» **Task to carry out**:
In the material below, find all lines with the string "this" and copy them.

----

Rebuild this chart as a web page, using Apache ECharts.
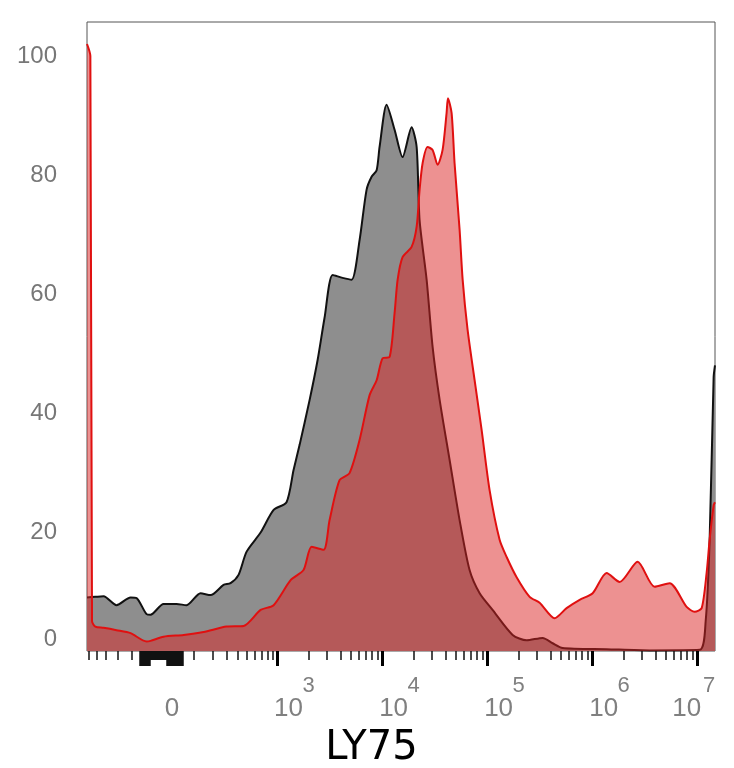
<!DOCTYPE html>
<html>
<head>
<meta charset="utf-8">
<script src="https://cdn.jsdelivr.net/npm/echarts@6/dist/echarts.min.js"></script>
<style>
    html, body { margin: 0; padding: 0; background: #fff; }
    #main { width: 734px; height: 768px; }
</style>
</head>
<body>
<div id="main"></div>
<script>
// x positions are on the display scale: 0 -> 2, 10^3 -> 3, 10^4 -> 4 ...
var grayX = [1.19, 1.269, 1.348, 1.471, 1.605, 1.662, 1.757, 1.795, 1.919, 2.043, 2.138, 2.271, 2.367, 2.490, 2.557,
    2.633, 2.710, 2.843, 2.967, 3.090, 3.157, 3.214, 3.310, 3.386, 3.452, 3.529, 3.624, 3.710, 3.786, 3.852, 3.900,
    3.948, 3.976, 4.043, 4.119, 4.195, 4.281, 4.329, 4.357, 4.424, 4.481, 4.548, 4.643, 4.738, 4.833, 4.929, 5.052,
    5.243, 5.376, 5.529, 5.624, 5.719, 6.138, 6.548, 7.024, 7.081, 7.119, 7.157, 7.17];
var grayY = [9.0, 9.1, 9.2, 7.7, 9.0, 8.9, 6.2, 6.1, 7.9, 7.9, 7.7, 9.7, 9.4, 11.1, 11.4,
    12.8, 16.7, 19.9, 23.7, 25.0, 30.4, 34.6, 42.2, 48.9, 56.0, 63.2, 62.7, 62.4, 69.1, 77.5, 79.7,
    80.8, 84.7, 91.8, 87.6, 83.0, 88.0, 84.7, 72.4, 62.4, 51.1, 42.2, 32.1, 22.0, 13.6, 9.7, 6.9,
    2.7, 1.8, 2.2, 1.3, 0.5, 0.3, 0.1, 0.2, 5.0, 18.7, 46.0, 48.0];

var redX = [1.19, 1.222, 1.238, 1.269, 1.348, 1.471, 1.605, 1.757, 1.795, 1.919, 2.110, 2.300, 2.519, 2.681, 2.843,
    2.967, 3.129, 3.252, 3.329, 3.443, 3.500, 3.595, 3.690, 3.786, 3.881, 3.948, 4.005, 4.071, 4.119, 4.148, 4.195,
    4.281, 4.329, 4.357, 4.386, 4.433, 4.481, 4.529, 4.576, 4.614, 4.627, 4.662, 4.690, 4.738, 4.767, 4.814, 4.881,
    4.948, 5.024, 5.119, 5.186, 5.281, 5.405, 5.500, 5.643, 5.757, 5.881, 6.005, 6.138, 6.262, 6.433, 6.595, 6.738,
    6.900, 6.976, 7.043, 7.090, 7.119, 7.157, 7.17];
var redY = [102, 100, 5, 4.1, 3.9, 3.5, 3.0, 1.6, 1.7, 2.4, 2.7, 3.2, 4.1, 4.2, 6.9,
    7.7, 11.9, 13.6, 17.5, 17.0, 22.0, 28.7, 29.9, 35.5, 43.0, 45.5, 49.2, 49.4, 56.8, 62.4, 66.2,
    67.9, 71.3, 77.5, 82.0, 84.7, 84.2, 81.7, 84.2, 90.4, 92.9, 90.4, 82.0, 70.8, 62.4, 54.0, 45.5,
    37.1, 27.0, 18.7, 15.8, 12.4, 9.1, 8.1, 5.5, 7.2, 8.6, 9.7, 13.1, 11.6, 15.0, 10.8, 11.4,
    7.4, 6.6, 7.2, 13.1, 18.7, 24.5, 25.0];

var yTicks = [0, 20, 40, 60, 80, 100];
var xLabelPos = [2, 3, 4, 5, 6, 7];
var xLabelExp = ['', '3', '4', '5', '6', '7'];
var majorTicks = [3, 4, 5, 6, 7];

var xMin = 1.19, xMax = 7.17;

// biexponential-like display transform for the ticks below 10^3
function biex(v) {
    return 2 + Math.asinh(v / 200) / Math.LN10;
}

var minorTicks = [];
for (var n = 3; n < 7; n++) {
    for (var m = 2; m < 10; m++) minorTicks.push(n + Math.log10(m));
}
for (var k = 1; k < 10; k++) {
    minorTicks.push(biex(k * 100));
    minorTicks.push(biex(-k * 100));
}
// dense linear ticks around zero
var clusterTicks = [], clusterTall = [];
for (var t = 1.69; t <= 2.10; t += 0.006) {
    clusterTicks.push(t);
    if (t < 1.79 || t > 1.95) clusterTall.push(t);
}
minorTicks = minorTicks.filter(function (v) { return v > xMin && v < xMax; }).concat(clusterTicks);

function zip(xs, ys) {
    return xs.map(function (x, i) { return [x, ys[i]]; });
}

var chart = echarts.init(document.getElementById('main'));

function baseX(extra) {
    var ax = {
        type: 'value', min: xMin, max: xMax,
        position: 'bottom',
        axisLine: { show: false },
        splitLine: { show: false },
        axisLabel: { show: false },
        axisTick: { show: false }
    };
    for (var key in extra) ax[key] = extra[key];
    return ax;
}

var labelFont = { fontFamily: 'Liberation Sans', color: '#808080' };
function lbl(size, pad) {
    return { fontSize: size, lineHeight: size, fontFamily: labelFont.fontFamily, color: labelFont.color, padding: pad };
}

var option = {
    animation: false,
    backgroundColor: '#fff',
    grid: {
        left: 87, right: 19, top: 22, bottom: 117,
        outerBoundsMode: 'none',
        containLabel: false,
        show: true, borderColor: '#555', borderWidth: 1
    },
    xAxis: [
        // major ticks + mantissa "10" / "0"
        baseX({
            name: 'LY75',
            nameLocation: 'middle',
            nameGap: 78,
            nameTextStyle: { fontSize: 40, fontFamily: 'DejaVu Sans', color: '#000', padding: [0, 59, 0, 0] },
            axisTick: { show: true, customValues: majorTicks, length: 15, lineStyle: { color: '#000', width: 3 } },
            axisLabel: {
                show: true,
                customValues: xLabelPos,
                margin: 45,
                formatter: function (v) {
                    var e = xLabelExp[xLabelPos.indexOf(Math.round(v))];
                    if (!e) return '{z|0}';
                    if (e === '7') return '{r|10}';
                    return '{l|10}';
                },
                rich: {
                    z: lbl(26, 0),
                    l: lbl(26, [0, 0, 0, 23]),
                    r: lbl(26, [0, 21, 0, 0])
                }
            }
        }),
        // exponents
        baseX({
            axisLabel: {
                show: true,
                customValues: xLabelPos,
                margin: 24,
                formatter: function (v) {
                    var e = xLabelExp[xLabelPos.indexOf(Math.round(v))];
                    if (!e) return '';
                    if (e === '7') return '{r|7}';
                    return '{l|' + e + '}';
                },
                rich: {
                    l: lbl(22, [0, 0, 0, 63]),
                    r: lbl(22, [0, 0, 0, 24])
                }
            }
        }),
        baseX({
            axisTick: { show: true, customValues: minorTicks, length: 9, lineStyle: { color: '#111', width: 1.5 } }
        }),
        baseX({
            axisTick: { show: true, customValues: clusterTall, length: 15, lineStyle: { color: '#111', width: 1.5 } }
        })
    ],
    yAxis: {
        type: 'value', min: 0, max: 105.7,
        axisLine: { show: false },
        axisTick: { show: false },
        splitLine: { show: false },
        axisLabel: {
            customValues: yTicks,
            margin: 30,
            fontSize: 24,
            fontFamily: 'Liberation Sans',
            color: '#777',
            verticalAlignMinLabel: 'bottom'
        }
    },
    series: [
        {
            name: 'control',
            type: 'line',
            showSymbol: false,
            smooth: 0.25,
            data: zip(grayX, grayY),
            lineStyle: { color: '#111', width: 2 },
            areaStyle: { color: '#8e8e8e', opacity: 1 },
            z: 2
        },
        {
            name: 'LY75',
            type: 'line',
            showSymbol: false,
            smooth: 0.25,
            data: zip(redX, redY),
            lineStyle: { color: '#e01010', width: 2 },
            areaStyle: { color: 'rgba(220,35,35,0.5)', opacity: 1 },
            z: 3
        }
    ]
};

chart.setOption(option);
</script>
</body>
</html>
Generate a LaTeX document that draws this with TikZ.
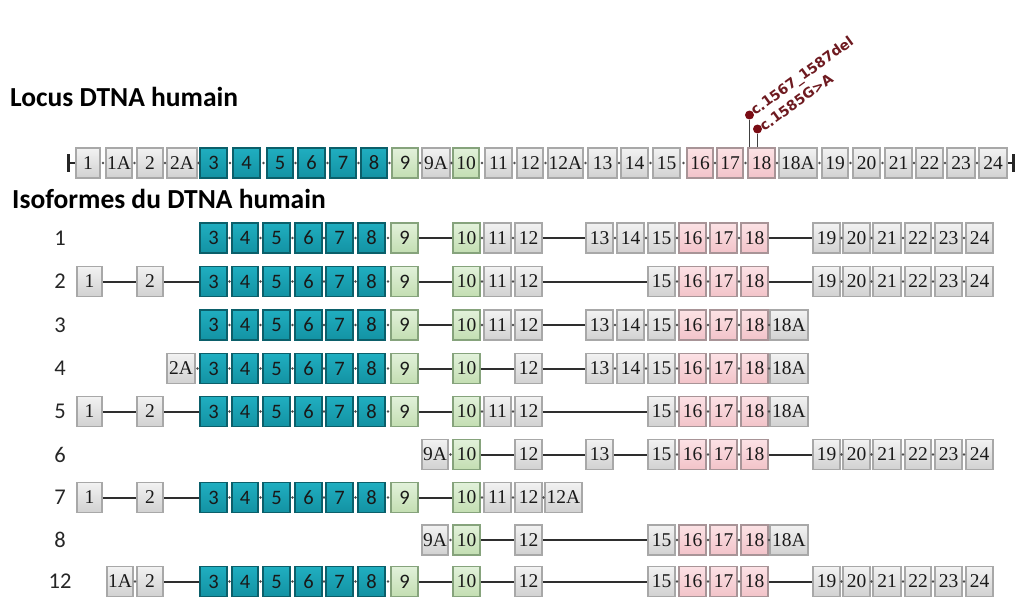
\documentclass[tikz,border=0pt]{standalone}
\usepackage{fontspec}
\setmainfont{Liberation Serif}
\newfontfamily\carl{Carlito}
\newfontfamily\dvsans{DejaVu Sans}
\definecolor{tealA}{HTML}{20AEC0}
\definecolor{tealB}{HTML}{1392A3}
\definecolor{tealD}{HTML}{0B5F6A}
\definecolor{grnA}{HTML}{E2F1DA}
\definecolor{grnB}{HTML}{C3DEB2}
\definecolor{grnD}{HTML}{86A37C}
\definecolor{pnkA}{HTML}{FCE2E5}
\definecolor{pnkB}{HTML}{F2C3C9}
\definecolor{pnkD}{HTML}{A89497}
\definecolor{mutred}{HTML}{7A0C14}
\definecolor{mutlab}{HTML}{6E1A20}
\tikzset{
  exon/.style={rectangle, minimum height=30pt, inner sep=0pt, line width=1.5pt,
    font=\fontsize{19.5}{20}\selectfont, text=black!90},
  kind/.style={#1},
  gry/.style={top color=gray!10, bottom color=gray!36, draw=gray!68},
  tea/.style={top color=tealA, bottom color=tealB, draw=tealD, font=\carl\fontsize{20.5}{20}\selectfont},
  grn/.style={top color=grnA, bottom color=grnB, draw=grnD},
  grs/.style={grn, font=\carl\fontsize{20.5}{20}\selectfont},
  pnk/.style={top color=pnkA, bottom color=pnkB, draw=pnkD},
  intron/.style={line width=2pt, draw=black!82},
  dotn/.style={circle, fill=black!70, inner sep=0pt, minimum size=2.6pt},
  rowlab/.style={font=\carl\fontsize{22.5}{22}\selectfont, text=black!85, inner sep=0pt},
  title/.style={font=\carl\bfseries\fontsize{27.5}{30}\selectfont, anchor=base west, inner sep=0pt},
  mut/.style={circle, fill=mutred, inner sep=0pt, minimum size=9pt},
  stem/.style={line width=1.3pt, draw=black!75},
  mutlabel/.style={font=\dvsans\bfseries\fontsize{14}{15}\selectfont, text=mutlab, inner sep=0pt, anchor=base west, rotate=36},
  endbar/.style={line width=3pt, draw=black!85},
  endline/.style={line width=1.5pt, draw=black!85}
}
\newcommand\exonrow[4]{%
  \foreach \n/\s [count=\i] in {#4} {
    \pgfmathsetmacro\cx{\csname #3L\n\endcsname + 0.5*\csname #3W\n\endcsname}
    \node[exon, kind/.expand once=\s, minimum width=\csname #3W\n\endcsname pt] (#2-\n) at (\cx,#1) {\n};
    \ifnum\i>1
      \pgfmathsetmacro\gap{\csname #3L\n\endcsname - \prevR}
      \ifdim\gap pt<9pt
        \path (#2-\prevN.east) -- (#2-\n.west) node[midway, dotn] {};
      \else
        \draw[intron] (#2-\prevN.east) -- (#2-\n.west);
      \fi
    \fi
    \pgfmathsetmacro\rr{\csname #3L\n\endcsname + \csname #3W\n\endcsname}
    \global\let\prevR\rr
    \xdef\prevN{\n}
  }%
}
\begin{document}
\begin{tikzpicture}[x=1pt, y=-1pt]
\useasboundingbox (0,0) rectangle (1018,597);
% isoform columns
\foreach \n/\l/\w in {1/77/25, 1A/107/26, 2/137/26, 2A/167/28, 3/200/27, 4/232/26, 5/263/27, 6/295/27, 7/326/27, 8/358/27, 9/391/27, 9A/422/26, 10/453/27, 11/484/27, 12/515/27, 12A/545/37, 13/586/27, 14/617/27, 15/648/27, 16/679/27, 17/710/27, 18/741/27, 18A/770/38, 19/813/27, 20/843/27, 21/873/28, 22/905/26, 23/935/27, 24/966/27}
  {\expandafter\xdef\csname IL\n\endcsname{\l}\expandafter\xdef\csname IW\n\endcsname{\w}}
% locus columns
\foreach \n/\l/\w in {1/76/24, 1A/106/26, 2/137/26, 2A/167/30, 3/200/27, 4/233/27, 5/267/26, 6/298/27, 7/330/26, 8/361/26, 9/392/26, 9A/422/28, 10/453/26, 11/485/27, 12/517/26, 12A/548/35, 13/588/29, 14/621/27, 15/653/27, 16/687/26, 17/717/26, 18/748/27, 18A/779/38, 19/822/26, 20/853/27, 21/885/27, 22/916/27, 23/947/28, 24/979/28}
  {\expandafter\xdef\csname LL\n\endcsname{\l}\expandafter\xdef\csname LW\n\endcsname{\w}}

% titles
\node[title] (t1) at (10,106) {Locus DTNA humain};
\node[title] (t2) at (12,208) {Isoformes du DTNA humain};

% locus
\exonrow{163}{L}{L}{1/gry, 1A/gry, 2/gry, 2A/gry, 3/tea, 4/tea, 5/tea, 6/tea, 7/tea, 8/tea, 9/grs, 9A/gry, 10/grn, 11/gry, 12/gry, 12A/gry, 13/gry, 14/gry, 15/gry, 16/pnk, 17/pnk, 18/pnk, 18A/gry, 19/gry, 20/gry, 21/gry, 22/gry, 23/gry, 24/gry}
\coordinate (lend) at (68,163);
\coordinate (rend) at (1013,163);
\draw[endline] (lend) -- (L-1.west);
\draw[endline] (L-24.east) -- (rend);
\draw[endbar] (lend) ++(0,-9) -- ++(0,18);
\draw[endbar] (rend) ++(0,-9) -- ++(0,18);

% mutations
\node[mut] (m1) at (749.5,115) {};
\node[mut] (m2) at (757.5,129) {};
\draw[stem] (m1) -- (m1 |- L-18.north);
\draw[stem] (m2) -- (m2 |- L-18.north);
\node[mutlabel] (ml1) at (755,116) {c.1567\_1587del};
\node[mutlabel] (ml2) at (764,132) {c.1585G>A};

% row labels
\foreach \lab/\y in {1/238, 2/281.5, 3/325, 4/368.5, 5/411.5, 6/454.5, 7/497.5, 8/540, 12/581.5}
  \node[rowlab] (lab\lab) at (60,\y) {\lab};

% isoforms
\exonrow{238}{r1}{I}{3/tea, 4/tea, 5/tea, 6/tea, 7/tea, 8/tea, 9/grs, 10/grn, 11/gry, 12/gry, 13/gry, 14/gry, 15/gry, 16/pnk, 17/pnk, 18/pnk, 19/gry, 20/gry, 21/gry, 22/gry, 23/gry, 24/gry}
\exonrow{281.5}{r2}{I}{1/gry, 2/gry, 3/tea, 4/tea, 5/tea, 6/tea, 7/tea, 8/tea, 9/grs, 10/grn, 11/gry, 12/gry, 15/gry, 16/pnk, 17/pnk, 18/pnk, 19/gry, 20/gry, 21/gry, 22/gry, 23/gry, 24/gry}
\exonrow{325}{r3}{I}{3/tea, 4/tea, 5/tea, 6/tea, 7/tea, 8/tea, 9/grs, 10/grn, 11/gry, 12/gry, 13/gry, 14/gry, 15/gry, 16/pnk, 17/pnk, 18/pnk, 18A/gry}
\exonrow{368.5}{r4}{I}{2A/gry, 3/tea, 4/tea, 5/tea, 6/tea, 7/tea, 8/tea, 9/grs, 10/grn, 12/gry, 13/gry, 14/gry, 15/gry, 16/pnk, 17/pnk, 18/pnk, 18A/gry}
\exonrow{411.5}{r5}{I}{1/gry, 2/gry, 3/tea, 4/tea, 5/tea, 6/tea, 7/tea, 8/tea, 9/grs, 10/grn, 11/gry, 12/gry, 15/gry, 16/pnk, 17/pnk, 18/pnk, 18A/gry}
\exonrow{454.5}{r6}{I}{9A/gry, 10/grn, 12/gry, 13/gry, 15/gry, 16/pnk, 17/pnk, 18/pnk, 19/gry, 20/gry, 21/gry, 22/gry, 23/gry, 24/gry}
\exonrow{497.5}{r7}{I}{1/gry, 2/gry, 3/tea, 4/tea, 5/tea, 6/tea, 7/tea, 8/tea, 9/grs, 10/grn, 11/gry, 12/gry, 12A/gry}
\exonrow{540}{r8}{I}{9A/gry, 10/grn, 12/gry, 15/gry, 16/pnk, 17/pnk, 18/pnk, 18A/gry}
\exonrow{581.5}{r12}{I}{1A/gry, 2/gry, 3/tea, 4/tea, 5/tea, 6/tea, 7/tea, 8/tea, 9/grs, 10/grn, 12/gry, 15/gry, 16/pnk, 17/pnk, 18/pnk, 19/gry, 20/gry, 21/gry, 22/gry, 23/gry, 24/gry}
\end{tikzpicture}
\end{document}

----

» **The answer**:
Rebuild this chart as a web page, using Apache ECharts.
Generate a LaTeX document that draws this with TikZ.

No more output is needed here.